**Supplied data:**
(begin)
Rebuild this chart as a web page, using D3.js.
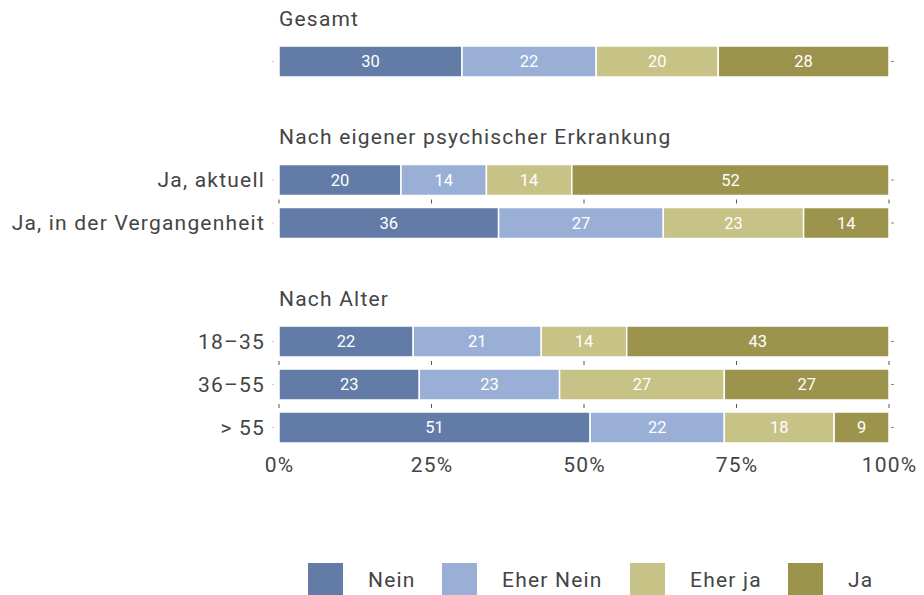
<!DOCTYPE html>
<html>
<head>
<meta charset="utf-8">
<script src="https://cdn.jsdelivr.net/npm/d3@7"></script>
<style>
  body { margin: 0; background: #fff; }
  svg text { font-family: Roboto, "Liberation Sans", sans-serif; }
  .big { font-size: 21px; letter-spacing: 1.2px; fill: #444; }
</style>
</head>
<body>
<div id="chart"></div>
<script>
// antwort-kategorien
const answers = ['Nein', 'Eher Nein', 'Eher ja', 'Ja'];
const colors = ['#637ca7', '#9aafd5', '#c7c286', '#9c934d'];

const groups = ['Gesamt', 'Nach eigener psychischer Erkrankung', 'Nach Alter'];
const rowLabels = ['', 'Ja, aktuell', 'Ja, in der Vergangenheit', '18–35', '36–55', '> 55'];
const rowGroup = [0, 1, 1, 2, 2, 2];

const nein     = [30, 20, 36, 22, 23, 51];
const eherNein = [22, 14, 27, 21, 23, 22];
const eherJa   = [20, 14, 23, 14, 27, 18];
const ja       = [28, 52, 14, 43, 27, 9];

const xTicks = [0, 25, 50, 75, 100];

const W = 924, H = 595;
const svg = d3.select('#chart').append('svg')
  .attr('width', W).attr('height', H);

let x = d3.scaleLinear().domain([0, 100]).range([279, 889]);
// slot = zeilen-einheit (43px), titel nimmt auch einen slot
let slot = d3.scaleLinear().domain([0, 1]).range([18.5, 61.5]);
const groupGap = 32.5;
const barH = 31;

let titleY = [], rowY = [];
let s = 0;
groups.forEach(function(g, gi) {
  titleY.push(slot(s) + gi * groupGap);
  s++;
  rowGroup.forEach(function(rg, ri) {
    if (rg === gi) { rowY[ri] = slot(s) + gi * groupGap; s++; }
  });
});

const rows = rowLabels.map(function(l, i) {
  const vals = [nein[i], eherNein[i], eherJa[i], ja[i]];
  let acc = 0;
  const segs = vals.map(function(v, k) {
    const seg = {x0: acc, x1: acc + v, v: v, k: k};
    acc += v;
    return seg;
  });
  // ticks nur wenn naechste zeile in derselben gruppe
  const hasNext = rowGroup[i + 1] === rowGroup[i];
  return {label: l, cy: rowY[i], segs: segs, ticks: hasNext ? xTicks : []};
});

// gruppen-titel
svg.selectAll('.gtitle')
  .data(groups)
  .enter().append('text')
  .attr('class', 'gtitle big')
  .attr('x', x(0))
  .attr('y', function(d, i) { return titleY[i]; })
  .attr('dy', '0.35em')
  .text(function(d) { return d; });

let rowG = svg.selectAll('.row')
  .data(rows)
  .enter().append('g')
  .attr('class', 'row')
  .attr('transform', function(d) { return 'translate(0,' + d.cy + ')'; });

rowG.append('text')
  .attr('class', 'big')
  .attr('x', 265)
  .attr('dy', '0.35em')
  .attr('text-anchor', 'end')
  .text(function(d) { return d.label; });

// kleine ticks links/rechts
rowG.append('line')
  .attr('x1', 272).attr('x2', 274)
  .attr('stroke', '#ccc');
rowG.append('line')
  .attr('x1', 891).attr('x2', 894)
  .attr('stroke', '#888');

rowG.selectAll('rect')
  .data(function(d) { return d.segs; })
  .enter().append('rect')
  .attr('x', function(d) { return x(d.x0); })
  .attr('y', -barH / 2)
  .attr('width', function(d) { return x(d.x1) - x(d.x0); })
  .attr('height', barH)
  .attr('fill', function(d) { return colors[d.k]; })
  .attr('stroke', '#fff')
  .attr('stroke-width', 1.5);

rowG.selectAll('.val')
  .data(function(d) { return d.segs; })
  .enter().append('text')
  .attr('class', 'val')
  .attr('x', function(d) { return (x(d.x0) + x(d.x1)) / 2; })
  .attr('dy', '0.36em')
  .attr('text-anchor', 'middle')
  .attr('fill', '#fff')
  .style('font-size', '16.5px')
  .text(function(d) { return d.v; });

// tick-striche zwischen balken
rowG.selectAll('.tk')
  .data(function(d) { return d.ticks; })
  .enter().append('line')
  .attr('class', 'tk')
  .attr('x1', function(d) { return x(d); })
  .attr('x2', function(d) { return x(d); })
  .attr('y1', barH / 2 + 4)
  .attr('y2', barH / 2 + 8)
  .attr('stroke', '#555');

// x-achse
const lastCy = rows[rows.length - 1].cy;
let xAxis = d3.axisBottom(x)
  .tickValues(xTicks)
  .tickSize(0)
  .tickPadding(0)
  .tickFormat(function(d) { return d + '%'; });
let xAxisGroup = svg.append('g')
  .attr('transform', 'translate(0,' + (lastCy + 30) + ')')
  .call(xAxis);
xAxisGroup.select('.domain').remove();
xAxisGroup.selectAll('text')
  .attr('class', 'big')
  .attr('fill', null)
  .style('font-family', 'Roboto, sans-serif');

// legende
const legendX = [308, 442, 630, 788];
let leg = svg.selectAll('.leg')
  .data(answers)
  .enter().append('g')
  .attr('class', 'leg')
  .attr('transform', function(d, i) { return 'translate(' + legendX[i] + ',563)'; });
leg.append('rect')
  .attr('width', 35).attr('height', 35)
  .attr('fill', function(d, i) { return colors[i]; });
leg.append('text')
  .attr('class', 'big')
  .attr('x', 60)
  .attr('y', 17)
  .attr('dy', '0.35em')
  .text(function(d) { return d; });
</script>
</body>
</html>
(end)
**Task directions:** Starting with the first line of the data above and ending with the line containing "const xTicks = [0, 25, 50, 75, 100];", please restate every line exactly, leaving images out.

**Full output:**
Rebuild this chart as a web page, using D3.js.
<!DOCTYPE html>
<html>
<head>
<meta charset="utf-8">
<script src="https://cdn.jsdelivr.net/npm/d3@7"></script>
<style>
  body { margin: 0; background: #fff; }
  svg text { font-family: Roboto, "Liberation Sans", sans-serif; }
  .big { font-size: 21px; letter-spacing: 1.2px; fill: #444; }
</style>
</head>
<body>
<div id="chart"></div>
<script>
// antwort-kategorien
const answers = ['Nein', 'Eher Nein', 'Eher ja', 'Ja'];
const colors = ['#637ca7', '#9aafd5', '#c7c286', '#9c934d'];

const groups = ['Gesamt', 'Nach eigener psychischer Erkrankung', 'Nach Alter'];
const rowLabels = ['', 'Ja, aktuell', 'Ja, in der Vergangenheit', '18–35', '36–55', '> 55'];
const rowGroup = [0, 1, 1, 2, 2, 2];

const nein     = [30, 20, 36, 22, 23, 51];
const eherNein = [22, 14, 27, 21, 23, 22];
const eherJa   = [20, 14, 23, 14, 27, 18];
const ja       = [28, 52, 14, 43, 27, 9];

const xTicks = [0, 25, 50, 75, 100];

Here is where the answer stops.